Pi3B+ LibreELEC 10.0.2 - terrible HEVC performance.

  • Hi,

    I just upgraded the pi3B+ to LibreELEC 10.0.2 (LibreELEC-RPi2.arm-10.0.2.img.gz) to test it out Kodi v19.x and notice the HEVC performance is really bad.

    I noticed that the "Allow Hardware acceleration - MMAL" is no longer there and is replaced with DRM Prime.

    When DRM Prime enabled (by default) it is terrible and cannot play any HEVC files.
    Tested on 720p 10bit HEVC

    Kodi settings

    Allow using DRM PRIME decoder = ON

    Allow hardware acceleration using DRM PRIME prime = ON

    =there is audio but no video, just shows GUI with loading icon

    Allow using DRM PRIME decoder = ON

    Allow hardware acceleration using DRM PRIME prime = OFF

    =there is audio but no video, just shows GUI with loading icon

    Allow using DRM PRIME decoder = OFF

    Allow hardware acceleration using DRM PRIME prime = OFF

    -720p 10 bit HEVC playable but has lots of drop frames, so not great to watch since it video playback is not smooth.

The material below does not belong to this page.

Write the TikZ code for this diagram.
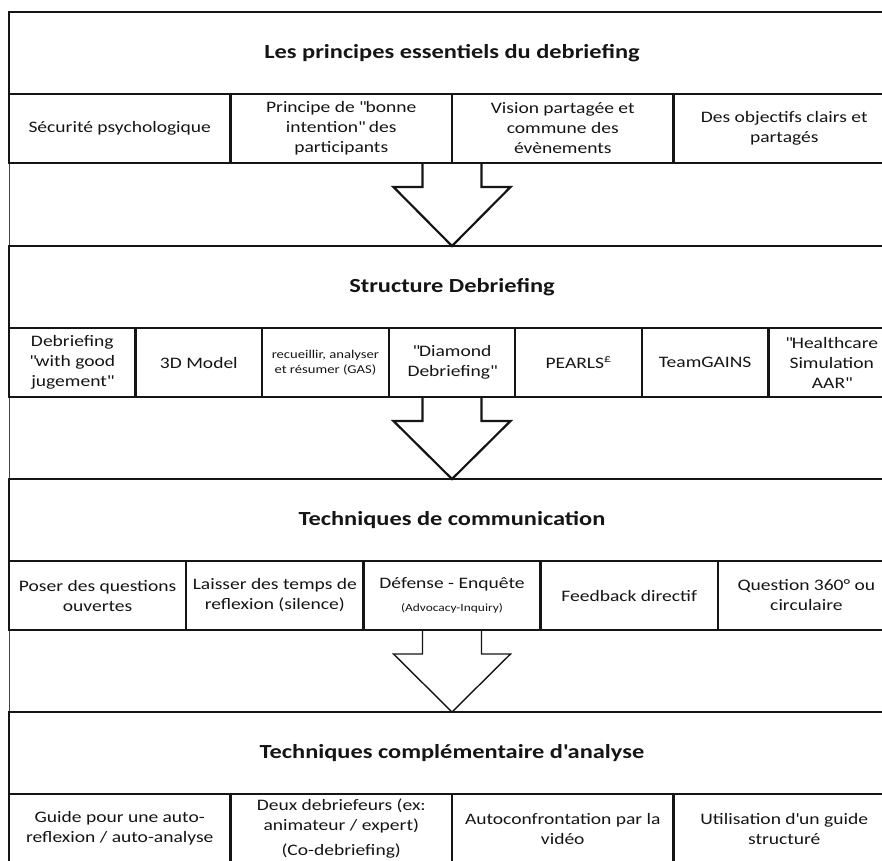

    Skipping forward/back is really glitchy.

    -720p HEVC seems to play video without issue.

    -1080p 10bit HDR not playable due to extreme laggyness/slowness and probably lots of drop frames..

    Previously on Kodi V18.9 (LibreELEC-RPi2.arm-9.2.8.img.gz)

    I was able to play HEVC 720 10bit and 1080p 10bit HDR smoothly (no video or audio issues).

    I have reverted back to 9.2.8 because there is no benefit and a lot of negatives when upgrading to 10.0.2

    Questions

    What is the purpose of putting out a 10.02 image for pi3b+ if the performance is worse than previous 9.2.8?

    -HEVC 720 10bit and 1080p 10bit HDR is now no longer watchable...

    Why was MMAL removed and replace with DRM PRIME (enabled by default) which is useless on the Pi3B+?

    Will DRM PRIME ever get proper HEVC hardware acceleration as good as MMAL and how long we can expect to wait for proper support?

    -At this stage DRM PRIME is just terrible and has no benefit for HEVC decoding, and it actually makes HEVC decoding worse.

  • What is the purpose of putting out a 10.02 image for pi3b+ if the performance is worse than previous 9.2.8?

    -HEVC 720 10bit and 1080p 10bit HDR is now no longer watchable...

    Why was MMAL removed and replace with DRM PRIME (enabled by default) which is useless on the Pi3B+?

    Will DRM PRIME ever get proper HEVC hardware acceleration as good as MMAL and how long we can expect to wait for proper support?

    -At this stage DRM PRIME is just terrible and has no benefit for HEVC decoding, and it actually makes HEVC decoding worse.

    The purpose of releasing is so that users who need to run Matrix (and in the near-ish future, Nexus) can update their devices. For users with older RPi hardware it's a mixed bag because the upstream switch to a common GBM/V4L2 video pipeline (standardisation) means there is no longer any support for the older OMX/MMAL decoders. They were removed (along with iMX6 and Amcodec) to reduce the code spaghetti that had made Kodi increasingly impossible to maintain (fix something for one and you break something elsewhere): we did table-napkin maths at Kodi DevCon and estimated 38 decoding path combinations are reduced to 6 paths and with more work can reach 4 in the future. When it is used used with appropriate hardware, DRMPRIME is great. For example: For hardware with appropriate kernel drivers Kodi now supports HDR properly with 8/10/12 bit output - HDR support on RPi4 is now awesome (the comparison with LE 9.2 is night/day).

    The software optimisation done for HEVC under the older proprietary decoders was extremely clever, but also a huge hack, and requires a substantial 50,000 lines-of-code patch to ffmpeg that would never, ever, be upstreamable. In the mid-term future we will be running ffmpeg with upstream only code and no meaningful patches. That makes distro maintenance a lot easier, not just for LE, and means RPi hardware will start working the same on all distro's and not just the limited few dumb enough to allow 50,000 LOC patches in their codebases.

    There is no plan to redo the huge invasive code hack for older RPi hardware because (as before) it would never be upstreamable. After 10-years of hoarding custom patches in their own Linux fork the RPi Foundation has learned the cost of downstream development and the value of upstreaming. LE and Team Kodi have been one of the catalysts for change in their approach. We're proud of that, and we've been thanked for pushing them into making the changes, because standardising and upstreaming is benefitting their business model.

    So .. as has been published multiple times; you are welcome to continue using LE9.2 if you depend on HEVC support.